**WHAT IS REQUIRED**
Within the entries below, find the portion that opens with the line containing "The picture is" and closes with the line containing "const idx = n => names.indexOf(n);". Retype that portion exactly and only.

(Stored data entries)
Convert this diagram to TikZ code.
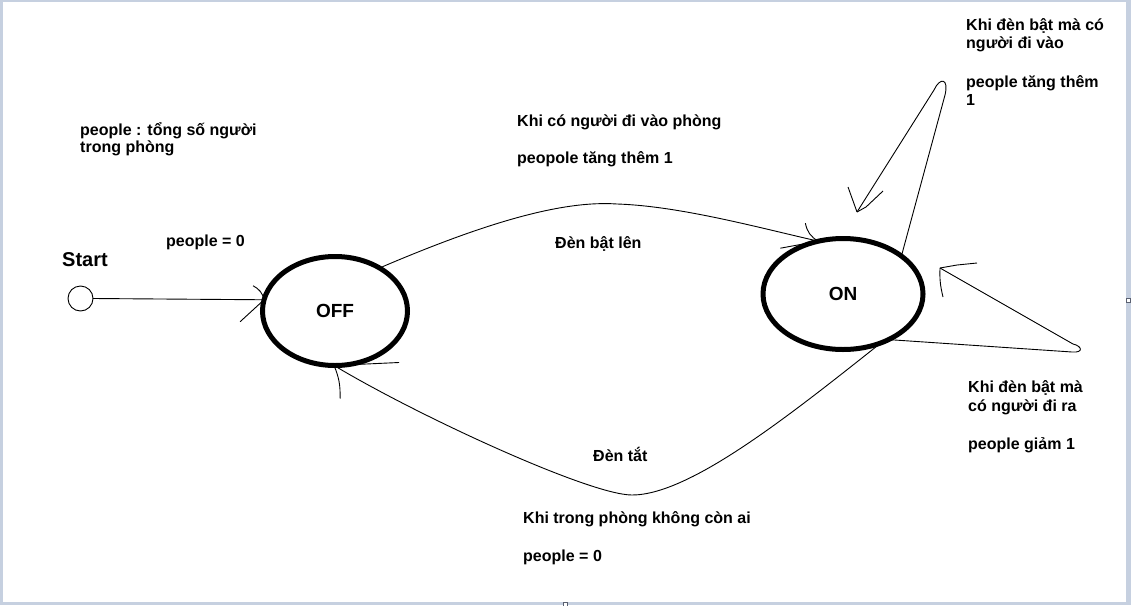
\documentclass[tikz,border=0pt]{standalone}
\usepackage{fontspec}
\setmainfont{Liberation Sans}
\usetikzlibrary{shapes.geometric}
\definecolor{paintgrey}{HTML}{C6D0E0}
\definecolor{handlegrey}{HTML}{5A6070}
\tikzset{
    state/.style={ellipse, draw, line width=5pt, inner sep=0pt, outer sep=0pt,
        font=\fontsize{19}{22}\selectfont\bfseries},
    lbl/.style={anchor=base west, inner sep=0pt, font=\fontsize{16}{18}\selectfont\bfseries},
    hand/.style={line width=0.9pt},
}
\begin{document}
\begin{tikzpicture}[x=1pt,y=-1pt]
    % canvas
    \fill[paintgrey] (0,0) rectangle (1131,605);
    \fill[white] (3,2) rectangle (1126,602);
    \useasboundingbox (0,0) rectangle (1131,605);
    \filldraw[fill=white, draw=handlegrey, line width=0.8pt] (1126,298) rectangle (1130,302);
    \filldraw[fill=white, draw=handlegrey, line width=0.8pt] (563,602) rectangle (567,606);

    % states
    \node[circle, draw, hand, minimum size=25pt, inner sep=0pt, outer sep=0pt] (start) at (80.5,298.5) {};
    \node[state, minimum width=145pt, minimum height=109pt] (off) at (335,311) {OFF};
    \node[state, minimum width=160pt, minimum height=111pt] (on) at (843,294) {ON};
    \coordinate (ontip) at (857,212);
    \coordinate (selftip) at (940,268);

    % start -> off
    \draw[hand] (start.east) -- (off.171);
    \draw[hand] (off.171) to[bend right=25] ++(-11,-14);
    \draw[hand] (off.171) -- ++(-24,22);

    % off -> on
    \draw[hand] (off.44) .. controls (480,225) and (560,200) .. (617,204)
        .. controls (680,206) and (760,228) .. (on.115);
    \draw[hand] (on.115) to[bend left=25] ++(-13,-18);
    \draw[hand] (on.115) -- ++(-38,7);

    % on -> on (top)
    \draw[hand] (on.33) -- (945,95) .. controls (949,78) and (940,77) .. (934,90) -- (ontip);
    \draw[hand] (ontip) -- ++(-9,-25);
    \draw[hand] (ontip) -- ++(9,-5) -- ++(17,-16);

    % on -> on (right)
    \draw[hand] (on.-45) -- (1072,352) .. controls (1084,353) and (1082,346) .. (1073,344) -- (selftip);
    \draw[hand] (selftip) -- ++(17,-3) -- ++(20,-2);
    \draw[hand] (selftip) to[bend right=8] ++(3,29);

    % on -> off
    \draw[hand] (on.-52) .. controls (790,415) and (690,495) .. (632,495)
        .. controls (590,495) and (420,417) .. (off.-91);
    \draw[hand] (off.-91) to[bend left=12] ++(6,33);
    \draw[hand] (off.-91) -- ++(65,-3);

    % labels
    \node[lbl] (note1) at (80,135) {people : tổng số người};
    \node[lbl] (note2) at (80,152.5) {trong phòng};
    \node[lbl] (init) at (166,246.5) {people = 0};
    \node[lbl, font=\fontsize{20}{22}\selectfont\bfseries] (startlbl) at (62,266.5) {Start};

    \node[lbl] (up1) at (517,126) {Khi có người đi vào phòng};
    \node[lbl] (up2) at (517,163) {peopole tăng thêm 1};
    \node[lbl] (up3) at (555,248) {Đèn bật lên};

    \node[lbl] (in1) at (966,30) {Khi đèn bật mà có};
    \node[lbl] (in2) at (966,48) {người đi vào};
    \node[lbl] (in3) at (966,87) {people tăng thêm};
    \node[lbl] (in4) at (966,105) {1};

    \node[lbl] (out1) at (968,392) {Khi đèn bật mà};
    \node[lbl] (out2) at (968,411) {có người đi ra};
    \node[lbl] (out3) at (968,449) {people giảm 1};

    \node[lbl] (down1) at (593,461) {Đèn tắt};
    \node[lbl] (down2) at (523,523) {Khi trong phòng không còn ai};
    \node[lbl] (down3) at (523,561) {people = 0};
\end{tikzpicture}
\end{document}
* * *
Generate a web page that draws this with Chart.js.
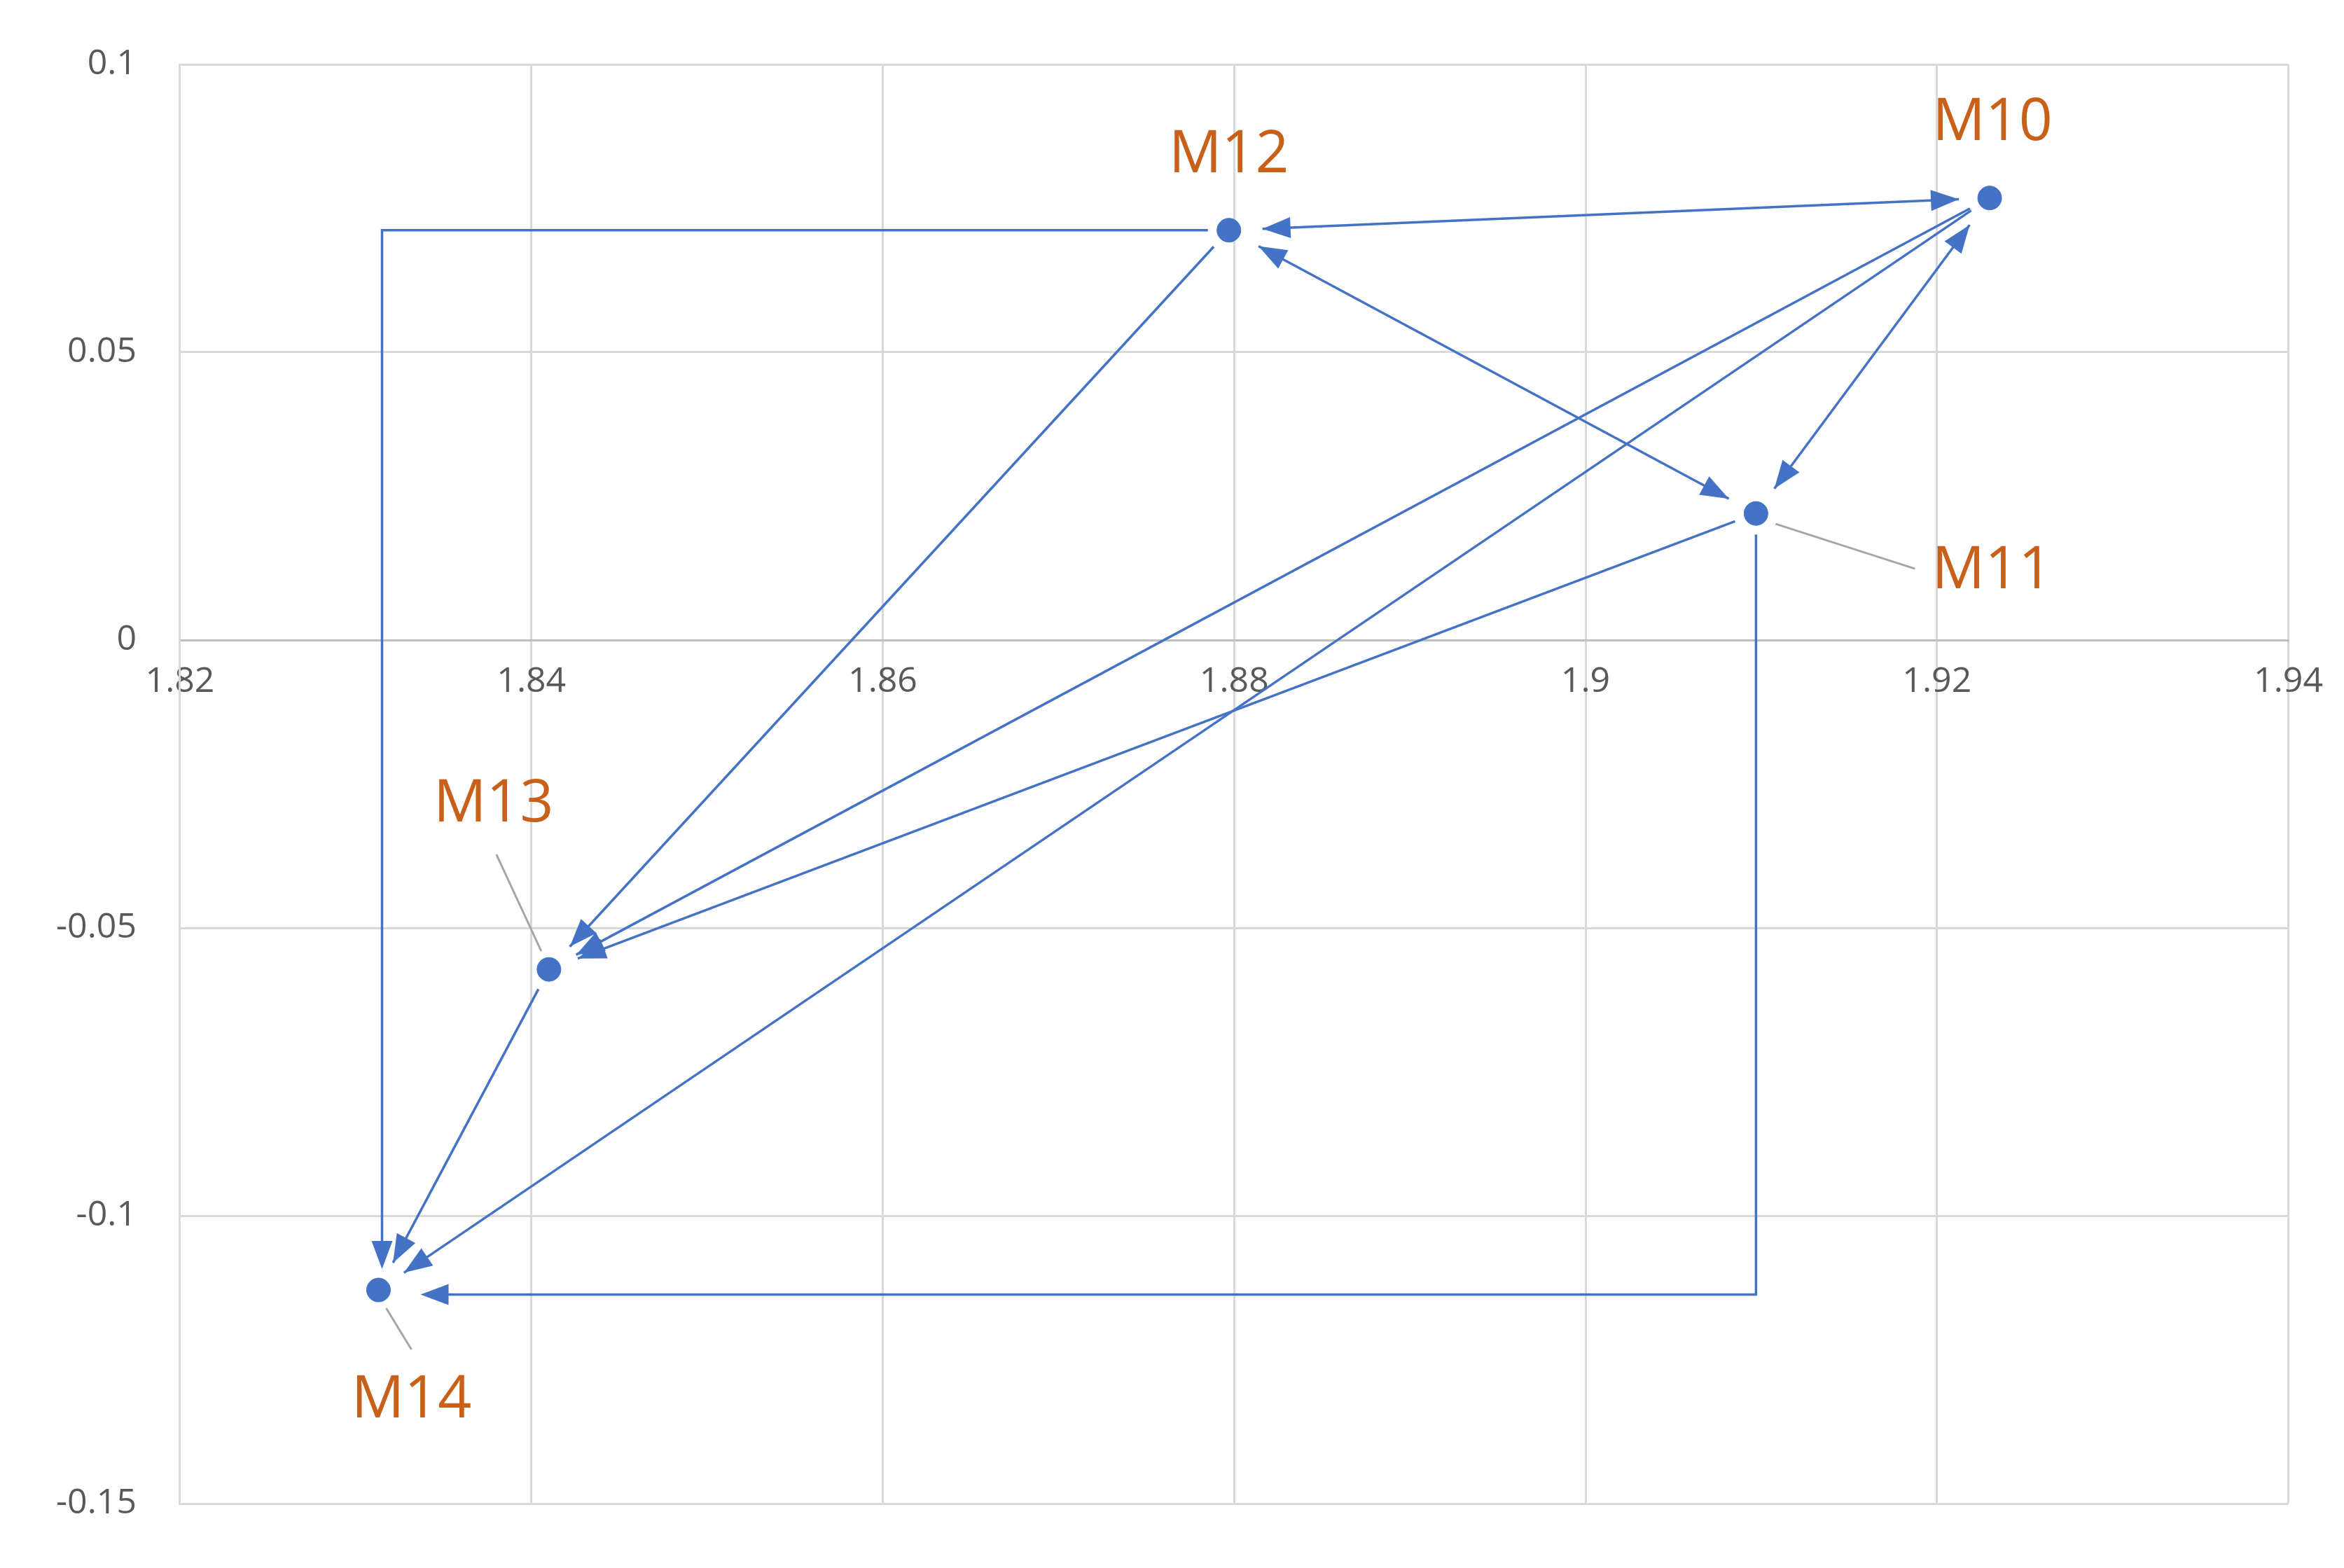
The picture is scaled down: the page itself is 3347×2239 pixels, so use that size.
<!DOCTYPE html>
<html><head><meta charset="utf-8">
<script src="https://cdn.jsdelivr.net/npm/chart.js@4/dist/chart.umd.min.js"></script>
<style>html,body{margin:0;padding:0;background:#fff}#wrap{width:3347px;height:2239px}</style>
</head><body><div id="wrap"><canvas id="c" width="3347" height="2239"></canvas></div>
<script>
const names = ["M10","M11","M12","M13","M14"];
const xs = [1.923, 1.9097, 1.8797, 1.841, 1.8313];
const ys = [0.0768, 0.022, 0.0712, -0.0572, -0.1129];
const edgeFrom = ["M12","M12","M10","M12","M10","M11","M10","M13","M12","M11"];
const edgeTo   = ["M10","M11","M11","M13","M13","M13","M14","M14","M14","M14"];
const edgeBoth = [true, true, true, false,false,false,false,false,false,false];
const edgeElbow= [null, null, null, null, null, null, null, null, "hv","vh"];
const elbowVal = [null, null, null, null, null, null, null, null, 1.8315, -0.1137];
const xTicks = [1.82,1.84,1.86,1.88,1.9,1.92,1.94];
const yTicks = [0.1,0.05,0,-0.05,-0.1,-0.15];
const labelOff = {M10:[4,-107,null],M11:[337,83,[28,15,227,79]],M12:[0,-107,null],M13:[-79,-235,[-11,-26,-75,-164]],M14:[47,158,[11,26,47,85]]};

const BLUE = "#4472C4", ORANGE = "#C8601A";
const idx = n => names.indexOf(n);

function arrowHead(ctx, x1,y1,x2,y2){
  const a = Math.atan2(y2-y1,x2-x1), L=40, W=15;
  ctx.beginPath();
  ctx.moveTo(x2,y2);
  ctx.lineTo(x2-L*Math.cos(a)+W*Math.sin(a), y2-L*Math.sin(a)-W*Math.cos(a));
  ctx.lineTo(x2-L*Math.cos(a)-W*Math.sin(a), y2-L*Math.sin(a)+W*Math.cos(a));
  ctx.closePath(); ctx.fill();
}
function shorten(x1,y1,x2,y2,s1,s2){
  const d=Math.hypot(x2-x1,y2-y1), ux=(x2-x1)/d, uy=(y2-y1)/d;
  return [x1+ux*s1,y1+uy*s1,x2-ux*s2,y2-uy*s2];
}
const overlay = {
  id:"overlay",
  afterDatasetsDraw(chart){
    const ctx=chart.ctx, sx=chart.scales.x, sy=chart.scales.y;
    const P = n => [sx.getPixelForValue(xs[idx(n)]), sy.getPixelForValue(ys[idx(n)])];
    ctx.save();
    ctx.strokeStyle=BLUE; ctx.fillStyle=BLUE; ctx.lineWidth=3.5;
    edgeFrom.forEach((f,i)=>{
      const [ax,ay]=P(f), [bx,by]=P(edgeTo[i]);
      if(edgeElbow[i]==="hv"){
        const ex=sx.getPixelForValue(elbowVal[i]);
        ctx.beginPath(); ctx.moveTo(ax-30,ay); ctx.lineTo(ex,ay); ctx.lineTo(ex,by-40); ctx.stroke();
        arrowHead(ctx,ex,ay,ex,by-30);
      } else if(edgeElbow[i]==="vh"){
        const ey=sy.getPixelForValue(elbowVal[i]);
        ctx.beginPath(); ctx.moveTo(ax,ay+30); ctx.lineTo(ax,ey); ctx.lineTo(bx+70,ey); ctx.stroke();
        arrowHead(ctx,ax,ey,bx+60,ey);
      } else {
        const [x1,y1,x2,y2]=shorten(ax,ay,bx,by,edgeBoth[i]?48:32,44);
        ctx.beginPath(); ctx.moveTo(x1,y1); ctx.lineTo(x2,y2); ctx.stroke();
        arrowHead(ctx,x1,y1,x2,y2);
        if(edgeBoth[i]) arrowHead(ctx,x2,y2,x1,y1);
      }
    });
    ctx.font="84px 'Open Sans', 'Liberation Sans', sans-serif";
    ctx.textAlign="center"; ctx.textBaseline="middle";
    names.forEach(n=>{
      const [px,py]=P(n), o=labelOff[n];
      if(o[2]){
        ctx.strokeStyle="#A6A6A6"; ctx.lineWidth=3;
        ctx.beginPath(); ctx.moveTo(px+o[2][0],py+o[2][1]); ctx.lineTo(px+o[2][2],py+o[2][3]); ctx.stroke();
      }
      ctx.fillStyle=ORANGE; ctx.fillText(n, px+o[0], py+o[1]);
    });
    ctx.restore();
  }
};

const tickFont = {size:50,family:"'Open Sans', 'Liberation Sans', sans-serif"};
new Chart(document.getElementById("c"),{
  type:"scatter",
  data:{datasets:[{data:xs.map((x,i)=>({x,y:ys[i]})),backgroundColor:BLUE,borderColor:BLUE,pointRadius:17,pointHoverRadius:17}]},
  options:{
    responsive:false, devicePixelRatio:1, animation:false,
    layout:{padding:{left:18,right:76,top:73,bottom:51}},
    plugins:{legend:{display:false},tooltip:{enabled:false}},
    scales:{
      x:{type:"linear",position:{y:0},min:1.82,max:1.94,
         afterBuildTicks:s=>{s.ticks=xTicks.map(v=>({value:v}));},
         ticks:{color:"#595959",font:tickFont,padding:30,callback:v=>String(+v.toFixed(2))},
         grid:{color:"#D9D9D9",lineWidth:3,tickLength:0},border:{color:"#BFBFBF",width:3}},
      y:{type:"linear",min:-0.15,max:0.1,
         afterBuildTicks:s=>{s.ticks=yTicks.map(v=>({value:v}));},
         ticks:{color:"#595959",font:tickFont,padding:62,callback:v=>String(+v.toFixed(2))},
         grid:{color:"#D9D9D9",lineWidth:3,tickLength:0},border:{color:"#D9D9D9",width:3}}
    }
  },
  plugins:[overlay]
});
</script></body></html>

**SOLVED PROBLEM**
The picture is scaled down: the page itself is 3347×2239 pixels, so use that size.
<!DOCTYPE html>
<html><head><meta charset="utf-8">
<script src="https://cdn.jsdelivr.net/npm/chart.js@4/dist/chart.umd.min.js"></script>
<style>html,body{margin:0;padding:0;background:#fff}#wrap{width:3347px;height:2239px}</style>
</head><body><div id="wrap"><canvas id="c" width="3347" height="2239"></canvas></div>
<script>
const names = ["M10","M11","M12","M13","M14"];
const xs = [1.923, 1.9097, 1.8797, 1.841, 1.8313];
const ys = [0.0768, 0.022, 0.0712, -0.0572, -0.1129];
const edgeFrom = ["M12","M12","M10","M12","M10","M11","M10","M13","M12","M11"];
const edgeTo   = ["M10","M11","M11","M13","M13","M13","M14","M14","M14","M14"];
const edgeBoth = [true, true, true, false,false,false,false,false,false,false];
const edgeElbow= [null, null, null, null, null, null, null, null, "hv","vh"];
const elbowVal = [null, null, null, null, null, null, null, null, 1.8315, -0.1137];
const xTicks = [1.82,1.84,1.86,1.88,1.9,1.92,1.94];
const yTicks = [0.1,0.05,0,-0.05,-0.1,-0.15];
const labelOff = {M10:[4,-107,null],M11:[337,83,[28,15,227,79]],M12:[0,-107,null],M13:[-79,-235,[-11,-26,-75,-164]],M14:[47,158,[11,26,47,85]]};

const BLUE = "#4472C4", ORANGE = "#C8601A";
const idx = n => names.indexOf(n);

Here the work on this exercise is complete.